Mas por qual motivo eu estou colocando esse caso dentro de um post sobre o Dia da Não-Violência contra mulheres, porque algo está me sugerindo que trata-se de um novo Realengo. Em primeiro lugar, se alguém via matar gente em uma escola de ensino fundamental e médio no Brasil, a pessoa sabe que provavelmente, irá encontrar mais mulheres do que homens. A maioria dos docentes das classes iniciais e funcionários de escola são mulheres. Em segundo lugar, temos que olhar as vítimas. Há dezesseis feridos no hospital, não sabemos o sexo biológico das vítimas, mas estão em estado grave três professoras, e em estado gravíssimo há um menino de 11 anos e uma adolescente. Já as vítimas fatais são duas professoras, com idade próxima a minha, poderiam ser eu mesma; e uma menina de 12 anos, que tinha toda a sua vida pela frente, ela poderia ser a minha filha.
Professoras Cybelle Passos Bezerra Lara, de 45 anos (Matemática); Maria da Penha Pereira de Melo Banhos, de 48 anos (Artes); e a estudante Selena Sagrillo Zucoloto, de 12 anos.
Para quem é novinho, no Massacre de Realengo, em 2011, as testemunhas apontaram que o criminoso atirava nas meninas para matar, nos meninos ele mirava nos membros superiores e inferiores, nas meninas, ele alvejava a cabeça. Foram doze mortos, dez eram meninas e não foi por acaso. Algo me diz que estamos diante de um novo Realengo, mas sem os dados dos feridos, é prematuro afirmar. Fascistas odeiam mulheres, trata-se de uma ideologia misógina. Eles as toleram, porque as veem como receptáculo de esperma, elemento necessário tanto para a sua reprodução, quanto para o seu prazer. Se não tem a cor certa de pele, o formato esperado de corpo, se recusam o interesse de um deles, se não são dóceis, se não estão dispostas a servir, elas não servem.

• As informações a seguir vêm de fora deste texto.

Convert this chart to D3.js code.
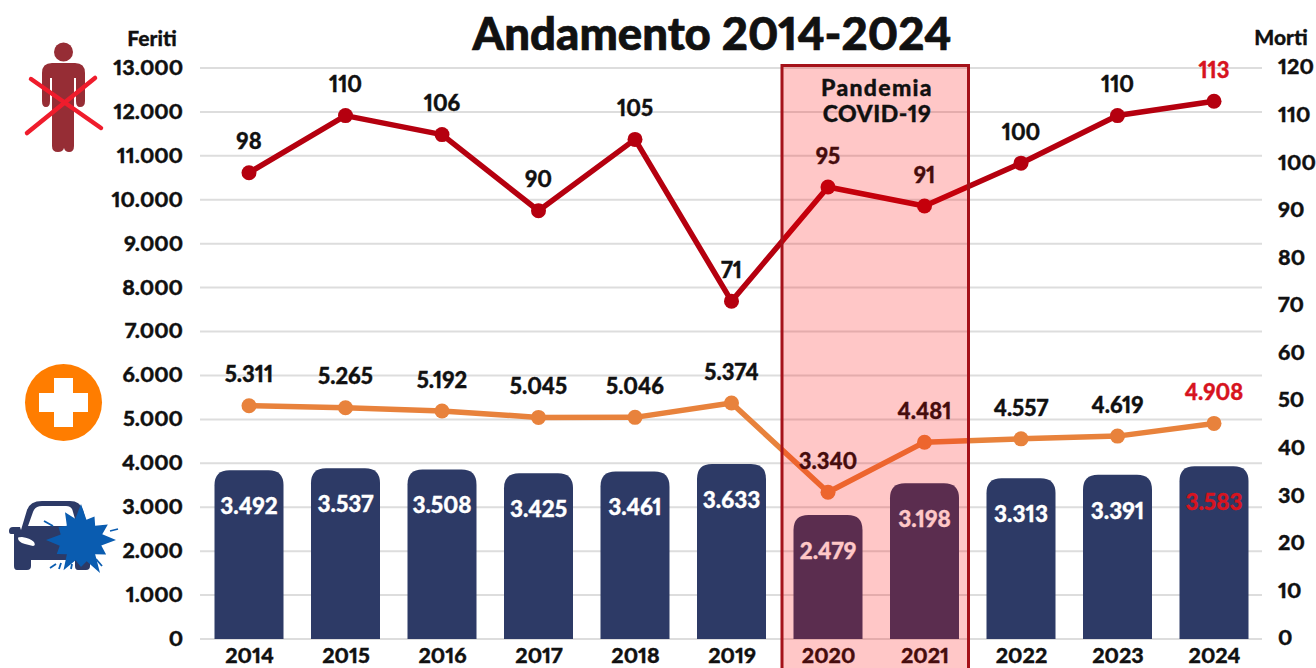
<!DOCTYPE html>
<html><head><meta charset="utf-8">
<script src="https://cdn.jsdelivr.net/npm/d3@7/dist/d3.min.js"></script>
<style>
html,body{margin:0;padding:0;background:#fff;overflow:hidden}
svg{display:block}
text{font-family:Lato,sans-serif;font-weight:900;fill:#111;font-variant-numeric:proportional-nums;font-feature-settings:"pnum" 1;paint-order:stroke}
.domain{display:none}
</style></head><body>
<svg id="c" width="1316" height="668"></svg>
<script>
const years=["2014","2015","2016","2017","2018","2019","2020","2021","2022","2023","2024"];
const incidenti=[3492,3537,3508,3425,3461,3633,2479,3198,3313,3391,3583];
const feriti=[5311,5265,5192,5045,5046,5374,3340,4481,4557,4619,4908];
const morti=[98,110,106,90,105,71,95,91,100,110,113];
const feritiTicks=[0,1000,2000,3000,4000,5000,6000,7000,8000,9000,10000,11000,12000,13000];
const mortiTicks=[0,10,20,30,40,50,60,70,80,90,100,110,120];
const pandemia=["2020","2021"];
const highlight="2024";

const svg=d3.select("#c");
const L=200,R=1262,T=68,B=639;
const FS=21.5;
const x=d3.scalePoint().domain(years).range([249,1214]);
const yF=d3.scaleLinear().domain([0,13000]).range([B,T]);
const yM=d3.scaleLinear().domain([0,120]).range([B,T]);
// bars in the picture follow their own scale, not the left axis
const yI=d3.scaleLinear().domain([-326,3633]).range([B,464]);
const it=d3.formatLocale({decimal:",",thousands:".",grouping:[3],currency:["€",""]}).format(",d");
const barW=69,rad=15;

// gridlines
svg.append("g").selectAll("line").data(feritiTicks).join("line")
 .attr("x1",L).attr("x2",R).attr("y1",d=>yF(d)).attr("y2",d=>yF(d))
 .attr("stroke","#dddddd").attr("stroke-width",2);

// axes
const ax=(g,fs)=>{g.selectAll(".tick line").remove();g.selectAll("text").attr("font-size",fs).style("fill","#111").style("stroke","#111").style("stroke-width",0.35);};
svg.append("g").attr("transform","translate(183,-0.5)")
 .call(d3.axisLeft(yF).tickValues(feritiTicks).tickFormat(it).tickSize(0).tickPadding(0)).call(ax,FS);
svg.append("g").attr("transform","translate(1278,-1)")
 .call(d3.axisRight(yM).tickValues(mortiTicks).tickFormat(d3.format("d")).tickSize(0).tickPadding(0)).call(ax,FS);
svg.append("g").attr("transform","translate(0,647.5)")
 .call(d3.axisBottom(x).tickSize(0).tickPadding(0)).call(ax,FS);

// bars
svg.append("g").selectAll("path").data(years).join("path")
 .attr("fill","#2d3a66")
 .attr("d",(d,i)=>{const x0=x(d)-barW/2,x1=x(d)+barW/2,t=yI(incidenti[i]);
  return `M${x0},${B}V${t+rad}Q${x0},${t} ${x0+rad},${t}H${x1-rad}Q${x1},${t} ${x1},${t+rad}V${B}Z`;});
svg.append("g").selectAll("text").data(years).join("text")
 .attr("x",d=>x(d)).attr("y",(d,i)=>yI(incidenti[i])+36).attr("dy","0.35em")
 .attr("text-anchor","middle").attr("font-size",FS+1)
 .style("fill",d=>d===highlight?"#d7141f":"#fff")
 .style("stroke",d=>d===highlight?"#d7141f":"#fff").style("stroke-width",0.35)
 .text((d,i)=>it(incidenti[i]));

// lines
function series(vals,scale,color,sw,r){
 const g=svg.append("g");
 g.append("path").attr("d",d3.line().x((d,i)=>x(years[i])).y(d=>scale(d))(vals))
  .attr("fill","none").attr("stroke",color).attr("stroke-width",sw).attr("stroke-linejoin","round");
 g.selectAll("circle").data(vals).join("circle")
  .attr("cx",(d,i)=>x(years[i])).attr("cy",d=>scale(d)).attr("r",r).attr("fill",color);
 g.selectAll("text").data(vals).join("text")
  .attr("x",(d,i)=>x(years[i])).attr("y",d=>scale(d)-31).attr("dy","0.35em")
  .attr("text-anchor","middle").attr("font-size",FS+0.5)
  .style("fill",(d,i)=>years[i]===highlight?"#d7141f":"#111")
  .style("stroke",(d,i)=>years[i]===highlight?"#d7141f":"#111").style("stroke-width",0.35)
  .text(d=>it(d));
}
series(feriti,yF,"#e8823c",5.5,7.5);
series(morti,yM,"#b5000f",5.5,7.5);

// title + axis names
svg.append("text").attr("x",712).attr("y",34).attr("dy","0.35em").attr("text-anchor","middle").attr("font-size",45.5).style("stroke","#111").style("stroke-width",0.7).text("Andamento 2014-2024");
svg.append("text").attr("x",152).attr("y",39).attr("dy","0.35em").attr("text-anchor","middle").attr("font-size",21).style("stroke","#111").style("stroke-width",0.3).text("Feriti");
svg.append("text").attr("x",1281).attr("y",38).attr("dy","0.35em").attr("text-anchor","middle").attr("font-size",21).style("stroke","#111").style("stroke-width",0.3).text("Morti");

// pandemic band (over everything)
const bx0=x(pandemia[0])-46,bx1=x(pandemia[1])+44;
svg.append("rect").attr("x",bx0).attr("y",65.5).attr("width",bx1-bx0).attr("height",610)
 .attr("fill","rgba(255,0,0,0.22)").attr("stroke","#a5121a").attr("stroke-width",3);
svg.append("text").attr("x",877).attr("y",96).attr("text-anchor","middle").attr("font-size",23).attr("letter-spacing",1.3).style("stroke","#111").style("stroke-width",0.35).text("Pandemia");
svg.append("text").attr("x",877).attr("y",122).attr("text-anchor","middle").attr("font-size",23).attr("letter-spacing",0.5).style("stroke","#111").style("stroke-width",0.35).text("COVID-19");

// icons
const person=svg.append("g").attr("fill","#962d35");
person.append("circle").attr("cx",63.5).attr("cy",52).attr("r",9.5);
person.append("path").attr("d","M52,63H75Q85,63 85,73V101Q85,107 80,107Q76,107 76,101V78H74V146Q74,152 69,152Q65,152 64,148Q63,152 58,152Q52,152 52,146V78H50V101Q50,107 46,107Q42,107 42,101V73Q42,63 52,63Z");
svg.append("g").attr("stroke","#ef1c2c").attr("stroke-linecap","round").attr("fill","none").call(g=>{
 g.append("line").attr("x1",31).attr("y1",79).attr("x2",101).attr("y2",128).attr("stroke-width",4.5);
 g.append("line").attr("x1",95).attr("y1",78).attr("x2",27).attr("y2",133).attr("stroke-width",4.5);
});
svg.append("circle").attr("cx",63.5).attr("cy",402.5).attr("r",38.5).attr("fill","#ff7d00");
svg.append("path").attr("fill","#fff").attr("d","M54,378H73V393H88V412H73V427H54V412H39V393H54Z");
// car
svg.append("path").attr("fill","#2d3a66").attr("fill-rule","evenodd")
 .attr("d","M21,530L27,510Q30,501 42,501H70Q80,501 83,510L90,535V566Q90,570 86,570H78Q75,570 75,566V560H31V566Q31,570 27,570H17Q14,570 14,566V534H11Q9,534 9,531Q9,527 13,527H20ZM28,526H77L73,512Q72,506 66,506H42Q35,506 33,512ZM18,538Q18,542 25,544L33,546Q36,546 34,542Q30,538 22,537Q18,537 18,538Z");
// burst
const burstR=[36,21,27,20,31,22,35,21,29,20,38,22,27,21,35,20,28,22,35,21,26,20,32,22];
svg.append("path").attr("transform","translate(81,540)").attr("fill","#0a5cb0")
 .attr("d",d3.lineRadial().angle((d,i)=>i/burstR.length*2*Math.PI).radius(d=>d).curve(d3.curveLinearClosed)(burstR));
const rays=[[44,521,53,526],[110,531,118,529],[96,559,102,566],[50,568,56,564],[61,563,59,569],[72,564,71,569]];
svg.append("g").selectAll("line").data(rays).join("line")
 .attr("x1",d=>d[0]).attr("y1",d=>d[1]).attr("x2",d=>d[2]).attr("y2",d=>d[3]).attr("stroke","#0a5cb0").attr("stroke-width",1.8);
</script></body></html>
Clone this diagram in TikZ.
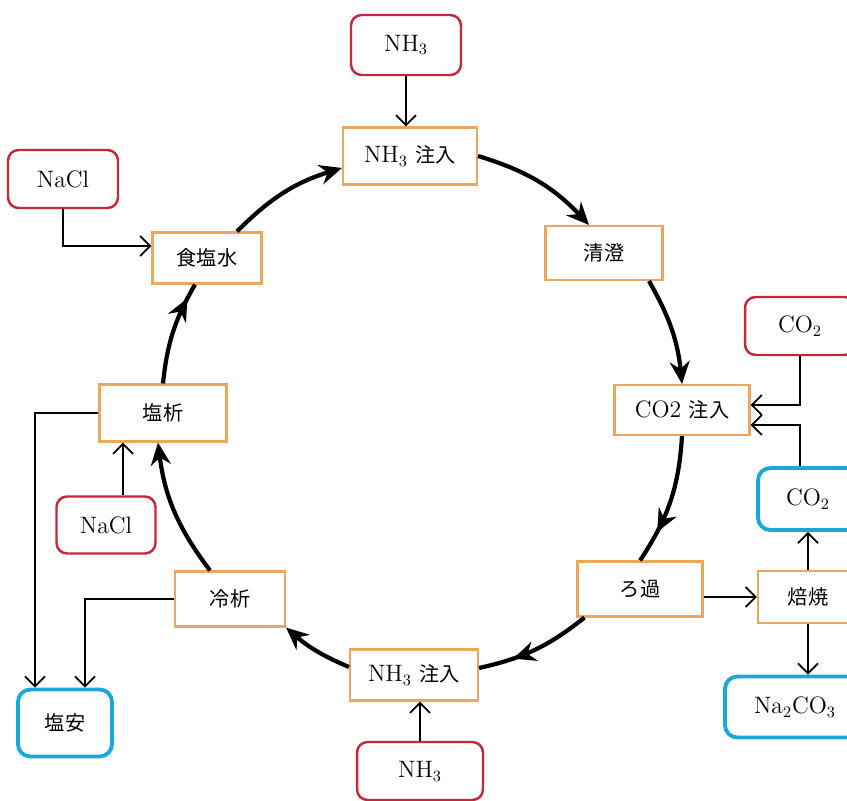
\documentclass[tikz,border=0pt]{standalone}
\usepackage{fontspec}
\newfontfamily\jp[Scale=0.85]{Noto Sans CJK JP}
\usetikzlibrary{arrows.meta,decorations.markings,calc}
\definecolor{feedred}{HTML}{C4283C}
\definecolor{boxorange}{HTML}{EDA660}
\definecolor{prodblue}{HTML}{1AA8D8}

\begin{document}
\begin{tikzpicture}[x=0.02cm, y=-0.02cm,
    every node/.style={font=\fontsize{13.5}{16}\selectfont, align=center},
    feed/.style={draw=feedred, line width=1.4pt, rounded corners=6pt, fill=white},
    proc/.style={draw=boxorange, line width=1.2pt, fill=white},
    prod/.style={draw=prodblue, line width=2.2pt, rounded corners=7pt, fill=white},
    feedarrow/.style={line width=1pt, -{Straight Barb[length=2mm, width=4mm]}},
    cycle/.style={line width=2.4pt, -{Stealth[length=4.5mm, width=4mm, inset=1.5mm]}},
    midcycle/.style={line width=2.4pt, postaction={decorate}, decoration={markings,
        mark=at position #1 with {\arrow{Stealth[length=4.5mm, width=4mm, inset=1.5mm]}}}}]
    \useasboundingbox (0,0) rectangle (847,800);

    % Nodes
    \node[feed, minimum width=2.2cm, minimum height=1.2cm] (nhTop) at (406,45) {NH$_3$};
    \node[proc, minimum width=2.68cm, minimum height=1.14cm] (injTop) at (410,156) {NH$_3$ {\jp 注入}};
    \node[feed, minimum width=2.2cm, minimum height=1.16cm] (naclTop) at (63,179) {NaCl};
    \node[proc, minimum width=2.18cm, minimum height=1.02cm] (brine) at (207,258) {\jp 食塩水};
    \node[proc, minimum width=2.34cm, minimum height=1.08cm] (clarify) at (604,253) {\jp 清澄};
    \node[feed, minimum width=2.2cm, minimum height=1.16cm] (co2In) at (800,326) {CO$_2$};
    \node[proc, minimum width=2.7cm, minimum height=1.0cm] (co2Inj) at (682,410) {CO2 {\jp 注入}};
    \node[prod, minimum width=2.0cm, minimum height=1.24cm] (co2Back) at (808,499) {CO$_2$};
    \node[proc, minimum width=2.5cm, minimum height=1.1cm] (filt) at (640,589) {\jp ろ過};
    \node[proc, minimum width=2.0cm, minimum height=1.04cm] (calc) at (808,597) {\jp 焙焼};
    \node[prod, minimum width=2.8cm, minimum height=1.22cm] (soda) at (795,707) {Na$_2$CO$_3$};
    \node[proc, minimum width=2.56cm, minimum height=1.02cm] (injBot) at (414,675) {NH$_3$ {\jp 注入}};
    \node[feed, minimum width=2.52cm, minimum height=1.16cm] (nhBot) at (420,771) {NH$_3$};
    \node[proc, minimum width=2.2cm, minimum height=1.1cm] (cool) at (230,599) {\jp 冷析};
    \node[proc, minimum width=2.54cm, minimum height=1.14cm] (saltOut) at (163,413) {\jp 塩析};
    \node[feed, minimum width=1.98cm, minimum height=1.14cm] (naclMid) at (106,525) {NaCl};
    \node[prod, minimum width=1.88cm, minimum height=1.34cm] (ammon) at (65,723) {\jp 塩安};

    % Feed and product arrows
    \draw[feedarrow] (nhTop) -- (nhTop |- injTop.north);
    \draw[feedarrow] (naclTop.south) |- ($(brine.west)+(0,-12)$);
    \draw[feedarrow] (co2In.south) |- ($(co2Inj.east)+(0,-5)$);
    \draw[feedarrow] (co2Back.north -| co2In.south) |- ($(co2Inj.east)+(0,15)$);
    \draw[feedarrow] (filt.east |- calc) -- (calc);
    \draw[feedarrow] (calc) -- (co2Back);
    \draw[feedarrow] (calc) -- (calc |- soda.north);
    \draw[feedarrow] (nhBot) -- (nhBot |- injBot.south);
    \coordinate (naclUp) at ($(naclMid.north)+(17,0)$);
    \draw[feedarrow] (naclUp) -- (naclUp |- saltOut.south);
    \draw[feedarrow] (saltOut.west) -| ($(ammon.north)+(-30,0)$);
    \draw[feedarrow] (cool.west) -| ($(ammon.north)+(20,0)$);

    % Cycle
    \draw[cycle] (injTop.east) to[bend left=15] ($(clarify.north)+(-15,0)$);
    \draw[cycle] ($(clarify.south)+(45,0)$) to[bend left=12] (co2Inj.north);
    \draw[midcycle=0.75] (co2Inj.south) to[bend left=15] (filt.north);
    \draw[midcycle=0.7] ($(filt.south west)+(8,0)$) to[bend left=13] ($(injBot.east)+(0,-7)$);
    \draw[cycle] ($(injBot.west)+(0,-8)$) to[bend left=9] (cool.south east);
    \draw[cycle] ($(cool.north)+(-20,0)$) to[bend left=15] ($(saltOut.south)+(-5,0)$);
    \draw[midcycle=0.85] (saltOut.north) to[bend left=12] ($(brine.south)+(-12,0)$);
    \draw[cycle] ($(brine.north)+(30,0)$) to[bend left=14] ($(injTop.west)+(0,12)$);
\end{tikzpicture}
\end{document}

Aliás, mesmo as mais solícitas podem se tornar alvo pelo simples fato de serem mulheres. Como de costume entre os criminosos pertencentes à "famílias de bem", já apareceu a alegação de que o garoto fazia tratamento psiquiátrico. Motivo maior, eu diria, para o pai ter cuidado com suas armas e com o próprio filho.
Quantos mais atentados teremos, aliás, desde o 2º turno, houve vários de diferentes tipos (*crianças que perderam cirurgias e tratamento para o câncer; adolescentes agredidos dentro de ônibus escolar; motoristas constrangidos a parar em barreiras etc.*) , este nas escolas foi o pior. ainda que não tenha ligação com as manifestações, é fruto do momento de violência que vivemos e que não deve se amenizar nos próximos dias. Aliás, pergunto sinceramente se o nosso ainda presidente já se solidarizou. Eu não vi nada. O novo, o que foi eleito, deixou uma mensagem, mas o dever era de ambos e da classe política em geral.